You know, I understand all of that, BUT....


To start with, if I was building a serious gaming system (which, as I said, I'm not), I'd overbuild it.   LGA2011 motherboards are around $200-250, and nobody's builiding serious game machines wth $70 AsRock boards anyhow.  An X79 board wouldn't cost any more than all the Asus Maximus boards that people use all the time.  And the SB-E I7 is cheaper than a comparable 1155 i7.  Not sure what all the handwringing here is about over using an LGA2011 i7-3820.  It's a bargain if you don't care about an iGPU, which you wouldn't in a gaming machine.

Where in the world do you think you're going to save $500 using LGA 1155 rather than LGA 2011?  I can buy an Asus P9X79 and an i7-3820 together for $480 at Micro Center.  The rest of the system is basically the same, so you'd have to get your cpu and mobo for free to save even close to $500.  An Asus P8Z77-V PRO and an LGA1155 i7 would cost just as much or more.  I wouldn't build a serious gaming system around one of your famous $25 motherboards.  Face it.  All the real money is in the graphics cards which you have to buy either way. 

"Serious gaming" is a meaningless term. What precise circumstances would you say LGA 2011, with a significantly more expensive mobo/chip setup would actually produce better results?

At 2560x1600 or below, there's no point in anything more than an i5. Hell, I'm still waiting on Whiteboy to produce numbers showing that an i7 makes any difference in high-resolution (ie multimonitor/SLI) gaming setups. Even if you want an i7 those are available for 1155. So CPU isn't a reason to do 2011.

So next? Doing SLI at x16/x16 vs x8/x8.

http://www.tweaktown.com/articles/4147/nvidia_nf200_x16_x16_vs_intel_x8_x8_p67_performance_analysis/index.html
http://www.hardocp.com/article/2010/08/23/gtx_480_sli_pcie_bandwidth_perf_x16x16_vs_x8x8/1

If you can find articles from reputable sites that show significant differences in performance between the two, I'd love to find them, because all I see is that x8 vs x16 makes no perceptible difference in performance.

So what's left? Tri-SLI, I guess. But considering you can crush most games with SLI'ed 670s, even at 5760x1080, it makes very little sense to go with tri-SLI.

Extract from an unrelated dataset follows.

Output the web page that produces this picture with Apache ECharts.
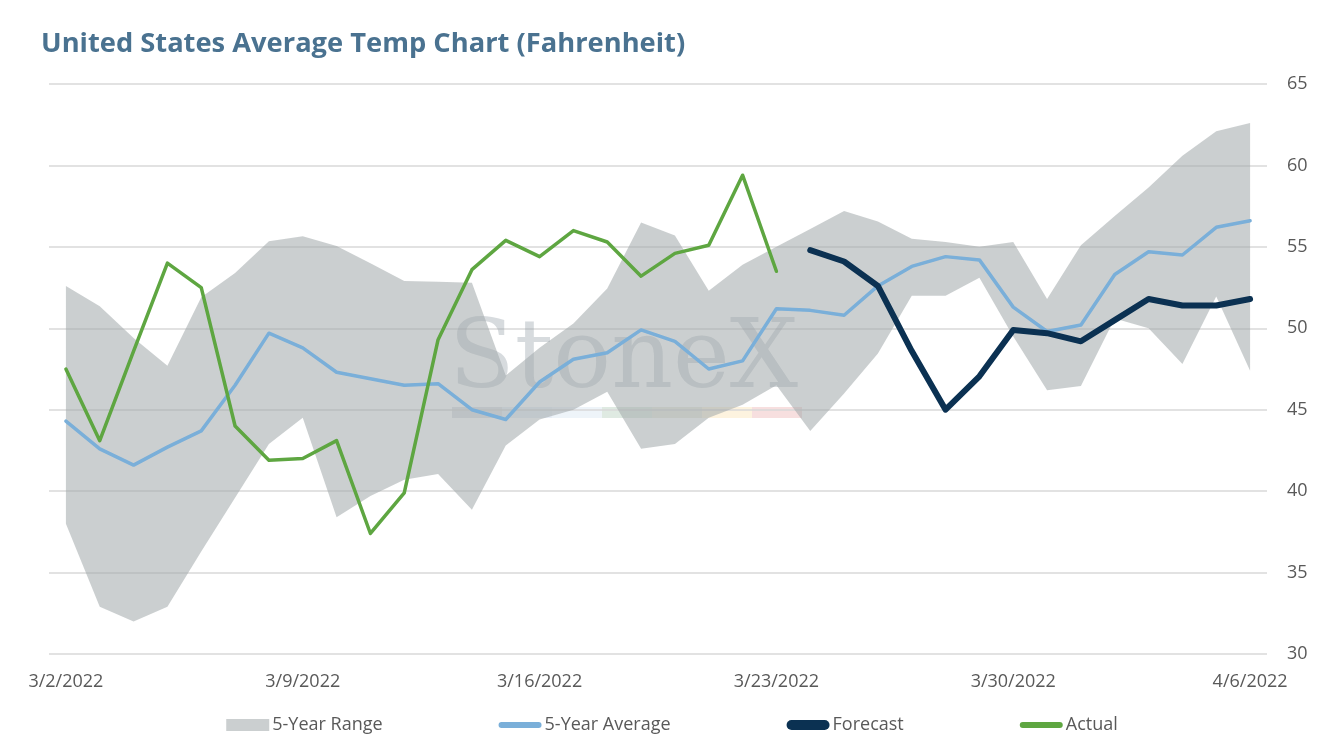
<!DOCTYPE html>
<html lang="en">

<head>
  <meta charset="UTF-8">
  <title>United States Average Temp Chart</title>
  <script src="https://cdn.jsdelivr.net/npm/echarts@6/dist/echarts.min.js"></script>
  <style>
    html, body { margin: 0; padding: 0; background: #fff; }
  </style>
</head>

<body>
  <div id="main" style="width: 1344px;height:750px;"></div>
  <script>
    // daily dates, 3/2/2022 .. 4/6/2022
    var dates = [
      '3/2/2022', '3/3/2022', '3/4/2022', '3/5/2022', '3/6/2022', '3/7/2022', '3/8/2022',
      '3/9/2022', '3/10/2022', '3/11/2022', '3/12/2022', '3/13/2022', '3/14/2022', '3/15/2022',
      '3/16/2022', '3/17/2022', '3/18/2022', '3/19/2022', '3/20/2022', '3/21/2022', '3/22/2022',
      '3/23/2022', '3/24/2022', '3/25/2022', '3/26/2022', '3/27/2022', '3/28/2022', '3/29/2022',
      '3/30/2022', '3/31/2022', '4/1/2022', '4/2/2022', '4/3/2022', '4/4/2022', '4/5/2022',
      '4/6/2022'
    ];

    var rangeLow = [38.0, 32.9, 32.0, 32.9, 36.3, 39.6, 42.9, 44.5, 38.4, 39.7, 40.7, 41.05,
      38.85, 42.8, 44.4, 45.0, 46.1, 42.6, 42.9, 44.5, 45.3, 46.5, 43.7, 46.0,
      48.45, 52.0, 52.0, 53.1, 49.5, 46.2, 46.45, 50.6, 50.0, 47.8, 51.95, 47.4];

    var rangeHigh = [52.6, 51.35, 49.4, 47.7, 51.9, 53.4, 55.35, 55.65, 55.05, 54.0, 52.9, 52.85,
      52.8, 47.1, 48.8, 50.3, 52.45, 56.5, 55.7, 52.3, 53.9, 55.0, 56.1, 57.2,
      56.55, 55.5, 55.3, 55.0, 55.3, 51.8, 55.1, 56.9, 58.65, 60.6, 62.1, 62.6];

    var avg5 = [44.3, 42.6, 41.6, 42.7, 43.7, 46.5, 49.7, 48.8, 47.3, 46.9, 46.5, 46.6,
      45.0, 44.4, 46.7, 48.1, 48.5, 49.9, 49.2, 47.5, 48.0, 51.2, 51.1, 50.8,
      52.6, 53.8, 54.4, 54.2, 51.3, 49.8, 50.2, 53.3, 54.7, 54.5, 56.2, 56.6];

    var forecast = [null, null, null, null, null, null, null, null, null, null, null, null,
      null, null, null, null, null, null, null, null, null, null, 54.8, 54.1,
      52.6, 48.6, 45.0, 47.05, 49.9, 49.7, 49.2, 50.5, 51.8, 51.4, 51.4, 51.8];

    var actual = [47.5, 43.1, 48.6, 54.0, 52.5, 44.0, 41.9, 42.0, 43.1, 37.4, 39.9, 49.3,
      53.6, 55.4, 54.4, 56.0, 55.3, 53.2, 54.6, 55.1, 59.4, 53.5, null, null,
      null, null, null, null, null, null, null, null, null, null, null, null];

    var yTicks = { min: 30, max: 65, step: 5 };

    // stacked band: invisible base + (high - low)
    var rangeSpan = rangeHigh.map(function (v, i) { return +(v - rangeLow[i]).toFixed(2); });

    var myChart = echarts.init(document.getElementById('main'));

    var font = '"Open Sans", sans-serif';

    // legend line icons (rounded bars of different thickness)
    var thinBar = 'path://M3,0H40A3,3 0 0 1 40,6H3A3,3 0 0 1 3,0Z';
    var thickBar = 'path://M5,0H38A5,5 0 0 1 38,10H5A5,5 0 0 1 5,0Z';

    const option = {
      animation: false,
      title: {
        text: 'United States Average Temp Chart (Fahrenheit)',
        left: 36,
        top: 26,
        textStyle: { color: '#4a7290', fontSize: 27.3, fontWeight: 'bold', fontFamily: font }
      },
      legend: {
        bottom: 11,
        left: 'center',
        itemGap: 116,
        itemWidth: 43,
        itemHeight: 12,
        symbolKeepAspect: true,
        textStyle: { color: '#595959', fontSize: 18, fontFamily: font, padding: [0, 0, 0, -2] },
        data: [
          { name: '5-Year Range', icon: 'rect' },
          { name: '5-Year Average', icon: thinBar },
          { name: 'Forecast', icon: thickBar },
          { name: 'Actual', icon: thinBar }
        ]
      },
      grid: { left: 49, right: 77, top: 84, bottom: 96 },
      xAxis: {
        type: 'category',
        data: dates,
        boundaryGap: true,
        axisLine: { show: false },
        axisTick: { show: false },
        axisLabel: { interval: 6, color: '#595959', fontSize: 18, fontFamily: font, margin: 19 }
      },
      yAxis: {
        type: 'value',
        position: 'right',
        min: yTicks.min,
        max: yTicks.max,
        interval: yTicks.step,
        axisLine: { show: false },
        axisTick: { show: false },
        axisLabel: { color: '#595959', fontSize: 18, fontFamily: font, margin: 20 },
        splitLine: { lineStyle: { color: '#d9d9d9', width: 1.5 } }
      },
      graphic: [
        // StoneX watermark
        {
          type: 'text', left: 449, top: 314, silent: true, z: 1,
          style: { text: 'StoneX', font: '96px "DejaVu Serif"', fill: 'rgba(150,160,168,0.38)' }
        },
        { type: 'rect', shape: { x: 452, y: 407, width: 50, height: 11 }, silent: true, style: { fill: 'rgba(150,160,168,0.3)' } },
        { type: 'rect', shape: { x: 502, y: 407, width: 50, height: 11 }, silent: true, style: { fill: 'rgba(180,200,225,0.3)' } },
        { type: 'rect', shape: { x: 552, y: 407, width: 50, height: 11 }, silent: true, style: { fill: 'rgba(200,220,235,0.3)' } },
        { type: 'rect', shape: { x: 602, y: 407, width: 50, height: 11 }, silent: true, style: { fill: 'rgba(150,185,160,0.3)' } },
        { type: 'rect', shape: { x: 652, y: 407, width: 50, height: 11 }, silent: true, style: { fill: 'rgba(190,185,150,0.3)' } },
        { type: 'rect', shape: { x: 702, y: 407, width: 50, height: 11 }, silent: true, style: { fill: 'rgba(250,215,150,0.3)' } },
        { type: 'rect', shape: { x: 752, y: 407, width: 50, height: 11 }, silent: true, style: { fill: 'rgba(230,150,150,0.3)' } }
      ],
      series: [
        {
          name: 'low',
          type: 'line',
          stack: 'range',
          data: rangeLow,
          symbol: 'none',
          silent: true,
          lineStyle: { opacity: 0 },
          z: 2
        },
        {
          name: '5-Year Range',
          type: 'line',
          stack: 'range',
          data: rangeSpan,
          symbol: 'none',
          silent: true,
          lineStyle: { opacity: 0 },
          itemStyle: { color: '#cbcfd0' },
          areaStyle: { color: 'rgba(160,167,169,0.55)', opacity: 1 },
          z: 2
        },
        {
          name: '5-Year Average',
          type: 'line',
          data: avg5,
          symbol: 'none',
          itemStyle: { color: '#7aafd9' },
          lineStyle: { color: '#7aafd9', width: 3.5, cap: 'round', join: 'round' },
          z: 3
        },
        {
          name: 'Forecast',
          type: 'line',
          data: forecast,
          symbol: 'none',
          itemStyle: { color: '#0b3152' },
          lineStyle: { color: '#0b3152', width: 6, cap: 'round', join: 'round' },
          z: 4
        },
        {
          name: 'Actual',
          type: 'line',
          data: actual,
          symbol: 'none',
          itemStyle: { color: '#5ea641' },
          lineStyle: { color: '#5ea641', width: 3.5, cap: 'round', join: 'round' },
          z: 5
        }
      ]
    };

    myChart.setOption(option);
  </script>
</body>

</html>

So as far as I can tell, serious gaming means: I want to run a tri-sli setup for a 3-monitor 1080p+ setup because I must have 60+ fps on current games with detail settings maxxed out.
EDIT: And I just found there are at least two Z77 boards that will do full 2 x16 and even 4 x8. So yeah, that pretty much invalidates any reason to go LGA2011.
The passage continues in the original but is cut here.